Mineral alchemy taps into key ingredients for green energy revolution: salt and potassium

Sodium and potassium are important constituents of rocks.

Sodium, the main constituent in salt, and potassium alteration are associated with some of the world’s most valuable ore deposits.

Sodium and potassium are also important constituents of rocks. Feldspars are the most common minerals that make up rocks, and some contain sodium, while others contain potassium.

A research team led by Monash University geologists from the School of Earth, Atmosphere and Environment has reproduced hellish conditions found in nature in the laboratory to try to understand the rock record. The results of the study are outlined today in Nature Communications.

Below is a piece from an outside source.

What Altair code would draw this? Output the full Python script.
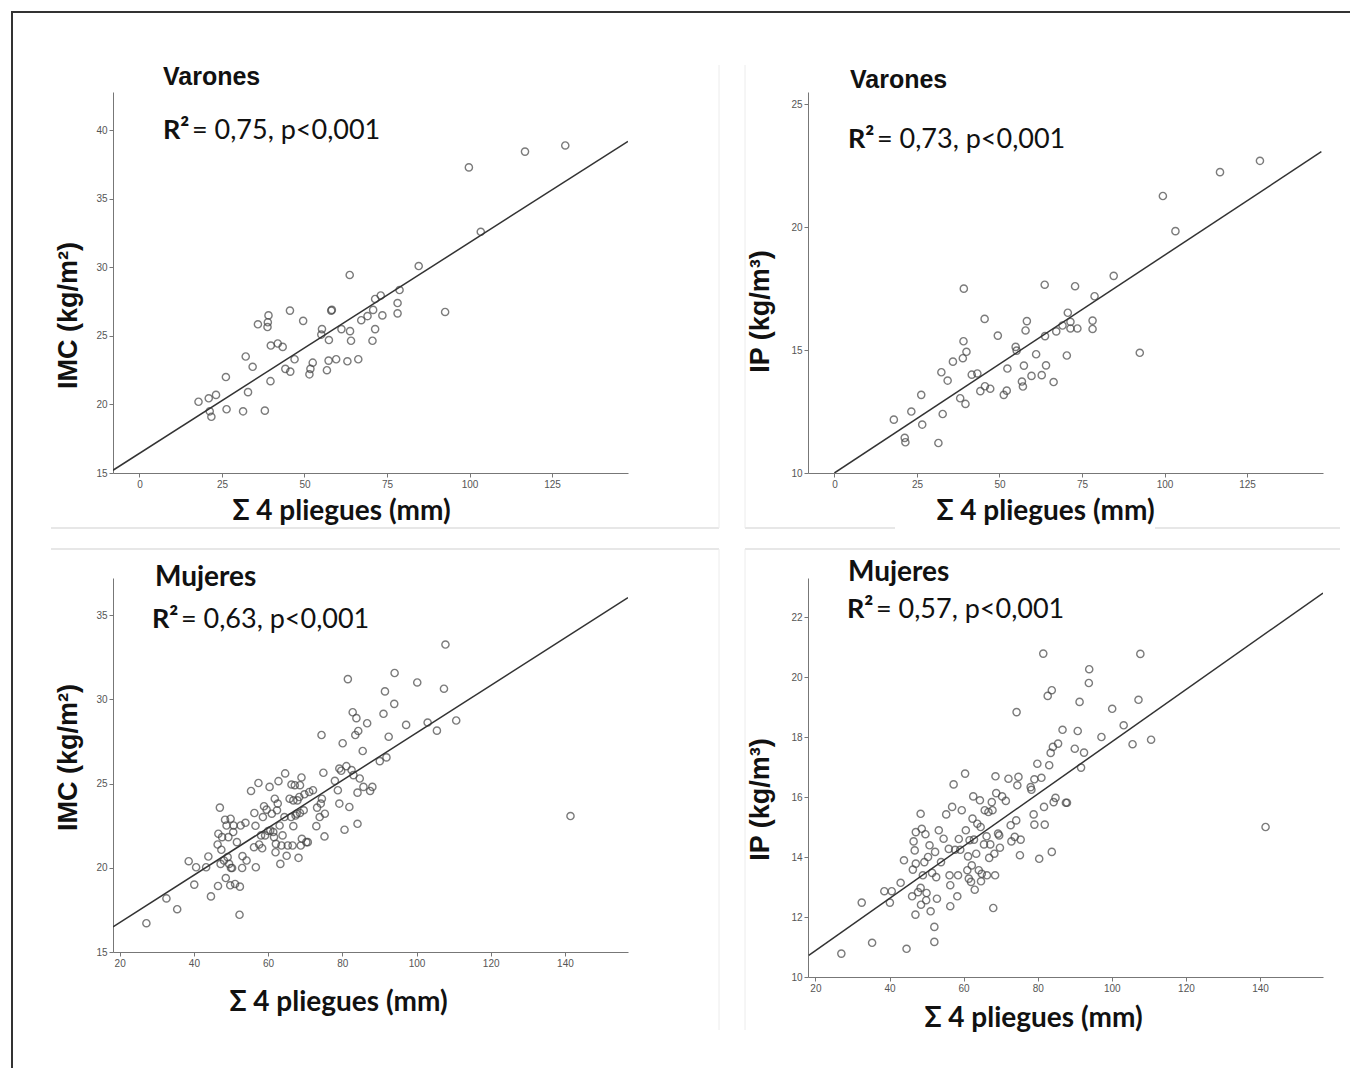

“Engineers could use such information to ‘reverse engineer’ nature to extract valuable metals from the ores,” said study author Professor Joël Brugger from the Monash School of Earth, Atmosphere and Environment.

“The green energy revolution relies on raw materials such as copper, but the current supply cannot support a global zero carbon economy,” he said.

“The giant ore formation in Australia is one of the world’s leading producers of metals, but sustainable production requires innovations in exploration and mining.”

Lead study author Gan Duan has been investigating mineral reactions under conditions typical of ore deposit formation (5-10km depth, 600˚C), as part of her PhD research supervised by Professor Brugger.

“Our experiments reveal how the extraction of metals from large volumes of source rocks and their transport are linked at the micro-scale,” said Gan.

“We discovered that the change from sodium to potassium alteration typical of many ore systems can be driven by a self-organising chemical system,” she said.

While investigating minerals reactions under conditions typical of ore deposit formation (5-10km depth, 600˚C), the research team found that adding sodium to the fluid initially transformed their sodium- and potassium-bearing feldspar into the expected Sodium-rich feldspar, but if they ran the experiments for a few more days this was replaced by a predominantly Potassium (up to 90%) feldspar – much to their surprise.

Professor Brugger said the study challenged previous thinking that successive alteration styles had to be caused either by externally driven changes in fluid compositions or temperature over time.

“Such kinetically controlled processes at molecular-scale may be responsible for the pervasive nature of successive sodic and potassic alteration at km-scale,” Professor Brugger said.